◆ **DIRECTION**
Don't copy the pictures; return every other part of the records exactly.
■ ■ ■
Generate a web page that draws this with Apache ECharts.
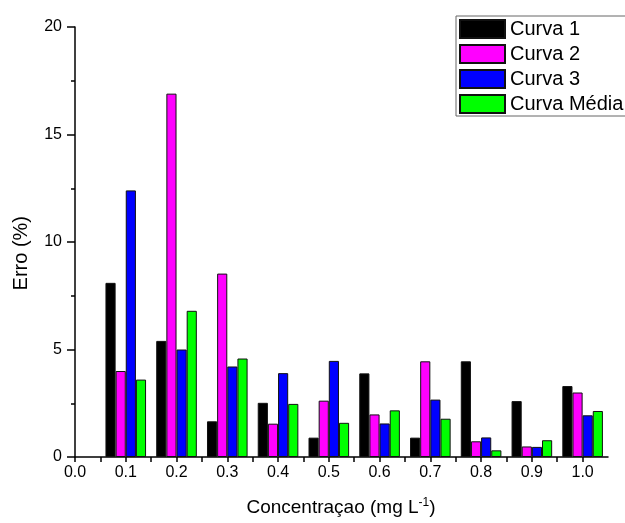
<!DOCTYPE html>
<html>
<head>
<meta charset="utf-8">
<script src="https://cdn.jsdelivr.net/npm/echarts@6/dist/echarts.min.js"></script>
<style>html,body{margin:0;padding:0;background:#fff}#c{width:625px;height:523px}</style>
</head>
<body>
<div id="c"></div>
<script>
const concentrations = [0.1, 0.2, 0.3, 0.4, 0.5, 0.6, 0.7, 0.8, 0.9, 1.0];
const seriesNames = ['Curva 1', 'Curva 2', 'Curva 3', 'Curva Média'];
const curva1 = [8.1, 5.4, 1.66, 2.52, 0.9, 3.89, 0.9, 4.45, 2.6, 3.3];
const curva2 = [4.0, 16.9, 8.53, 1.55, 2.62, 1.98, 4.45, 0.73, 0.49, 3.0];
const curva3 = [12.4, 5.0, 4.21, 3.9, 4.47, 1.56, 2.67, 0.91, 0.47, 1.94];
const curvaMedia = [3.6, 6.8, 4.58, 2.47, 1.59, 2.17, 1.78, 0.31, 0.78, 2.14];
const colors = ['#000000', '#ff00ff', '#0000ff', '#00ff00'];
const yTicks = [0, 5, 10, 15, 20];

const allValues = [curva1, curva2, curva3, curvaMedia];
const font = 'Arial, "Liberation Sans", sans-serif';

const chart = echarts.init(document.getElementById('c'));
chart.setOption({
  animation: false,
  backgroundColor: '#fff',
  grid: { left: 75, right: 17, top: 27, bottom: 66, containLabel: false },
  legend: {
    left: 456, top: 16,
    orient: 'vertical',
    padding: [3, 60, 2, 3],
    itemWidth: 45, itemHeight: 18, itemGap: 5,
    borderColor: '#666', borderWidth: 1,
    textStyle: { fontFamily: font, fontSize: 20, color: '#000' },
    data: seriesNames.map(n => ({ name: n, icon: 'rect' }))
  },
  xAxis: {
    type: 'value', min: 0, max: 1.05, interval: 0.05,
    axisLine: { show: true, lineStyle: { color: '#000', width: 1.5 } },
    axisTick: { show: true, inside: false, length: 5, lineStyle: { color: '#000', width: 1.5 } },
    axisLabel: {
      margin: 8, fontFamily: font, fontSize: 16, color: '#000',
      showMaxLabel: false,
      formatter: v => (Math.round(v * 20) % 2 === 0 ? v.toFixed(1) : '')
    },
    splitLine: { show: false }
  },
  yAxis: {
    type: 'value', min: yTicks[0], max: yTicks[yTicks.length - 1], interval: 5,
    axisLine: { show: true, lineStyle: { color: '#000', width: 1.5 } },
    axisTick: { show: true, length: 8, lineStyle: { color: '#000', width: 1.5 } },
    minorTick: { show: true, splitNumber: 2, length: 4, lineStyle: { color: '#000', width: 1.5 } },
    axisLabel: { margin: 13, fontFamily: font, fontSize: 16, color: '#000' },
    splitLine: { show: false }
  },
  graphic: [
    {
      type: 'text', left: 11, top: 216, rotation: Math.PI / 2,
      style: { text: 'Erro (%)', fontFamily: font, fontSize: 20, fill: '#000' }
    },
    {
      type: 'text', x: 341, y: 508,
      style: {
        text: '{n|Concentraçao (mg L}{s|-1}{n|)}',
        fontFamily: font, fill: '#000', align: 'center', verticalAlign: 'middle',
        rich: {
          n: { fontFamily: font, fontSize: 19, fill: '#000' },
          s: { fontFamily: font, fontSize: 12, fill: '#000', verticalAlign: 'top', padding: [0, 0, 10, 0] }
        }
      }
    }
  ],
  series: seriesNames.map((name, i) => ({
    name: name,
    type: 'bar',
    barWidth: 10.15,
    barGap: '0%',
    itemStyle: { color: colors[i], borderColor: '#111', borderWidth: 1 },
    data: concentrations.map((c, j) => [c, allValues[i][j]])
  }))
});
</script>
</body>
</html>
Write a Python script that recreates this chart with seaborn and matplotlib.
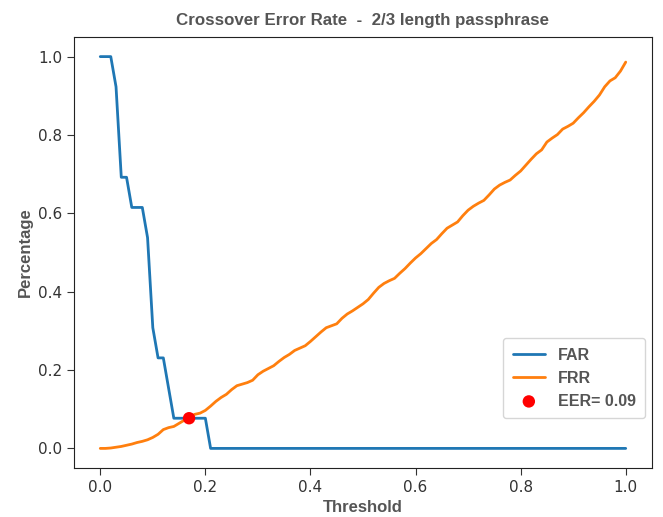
■ ■ ■
◆ **TASK OUTPUT**
Generate a web page that draws this with Apache ECharts.
<!DOCTYPE html>
<html>
<head>
<meta charset="utf-8">
<script src="https://cdn.jsdelivr.net/npm/echarts@6/dist/echarts.min.js"></script>
<style>html,body{margin:0;padding:0;background:#fff}#c{width:625px;height:523px}</style>
</head>
<body>
<div id="c"></div>
<script>
const concentrations = [0.1, 0.2, 0.3, 0.4, 0.5, 0.6, 0.7, 0.8, 0.9, 1.0];
const seriesNames = ['Curva 1', 'Curva 2', 'Curva 3', 'Curva Média'];
const curva1 = [8.1, 5.4, 1.66, 2.52, 0.9, 3.89, 0.9, 4.45, 2.6, 3.3];
const curva2 = [4.0, 16.9, 8.53, 1.55, 2.62, 1.98, 4.45, 0.73, 0.49, 3.0];
const curva3 = [12.4, 5.0, 4.21, 3.9, 4.47, 1.56, 2.67, 0.91, 0.47, 1.94];
const curvaMedia = [3.6, 6.8, 4.58, 2.47, 1.59, 2.17, 1.78, 0.31, 0.78, 2.14];
const colors = ['#000000', '#ff00ff', '#0000ff', '#00ff00'];
const yTicks = [0, 5, 10, 15, 20];

const allValues = [curva1, curva2, curva3, curvaMedia];
const font = 'Arial, "Liberation Sans", sans-serif';

const chart = echarts.init(document.getElementById('c'));
chart.setOption({
  animation: false,
  backgroundColor: '#fff',
  grid: { left: 75, right: 17, top: 27, bottom: 66, containLabel: false },
  legend: {
    left: 456, top: 16,
    orient: 'vertical',
    padding: [3, 60, 2, 3],
    itemWidth: 45, itemHeight: 18, itemGap: 5,
    borderColor: '#666', borderWidth: 1,
    textStyle: { fontFamily: font, fontSize: 20, color: '#000' },
    data: seriesNames.map(n => ({ name: n, icon: 'rect' }))
  },
  xAxis: {
    type: 'value', min: 0, max: 1.05, interval: 0.05,
    axisLine: { show: true, lineStyle: { color: '#000', width: 1.5 } },
    axisTick: { show: true, inside: false, length: 5, lineStyle: { color: '#000', width: 1.5 } },
    axisLabel: {
      margin: 8, fontFamily: font, fontSize: 16, color: '#000',
      showMaxLabel: false,
      formatter: v => (Math.round(v * 20) % 2 === 0 ? v.toFixed(1) : '')
    },
    splitLine: { show: false }
  },
  yAxis: {
    type: 'value', min: yTicks[0], max: yTicks[yTicks.length - 1], interval: 5,
    axisLine: { show: true, lineStyle: { color: '#000', width: 1.5 } },
    axisTick: { show: true, length: 8, lineStyle: { color: '#000', width: 1.5 } },
    minorTick: { show: true, splitNumber: 2, length: 4, lineStyle: { color: '#000', width: 1.5 } },
    axisLabel: { margin: 13, fontFamily: font, fontSize: 16, color: '#000' },
    splitLine: { show: false }
  },
  graphic: [
    {
      type: 'text', left: 11, top: 216, rotation: Math.PI / 2,
      style: { text: 'Erro (%)', fontFamily: font, fontSize: 20, fill: '#000' }
    },
    {
      type: 'text', x: 341, y: 508,
      style: {
        text: '{n|Concentraçao (mg L}{s|-1}{n|)}',
        fontFamily: font, fill: '#000', align: 'center', verticalAlign: 'middle',
        rich: {
          n: { fontFamily: font, fontSize: 19, fill: '#000' },
          s: { fontFamily: font, fontSize: 12, fill: '#000', verticalAlign: 'top', padding: [0, 0, 10, 0] }
        }
      }
    }
  ],
  series: seriesNames.map((name, i) => ({
    name: name,
    type: 'bar',
    barWidth: 10.15,
    barGap: '0%',
    itemStyle: { color: colors[i], borderColor: '#111', borderWidth: 1 },
    data: concentrations.map((c, j) => [c, allValues[i][j]])
  }))
});
</script>
</body>
</html>
Write a Python script that recreates this chart with seaborn and matplotlib.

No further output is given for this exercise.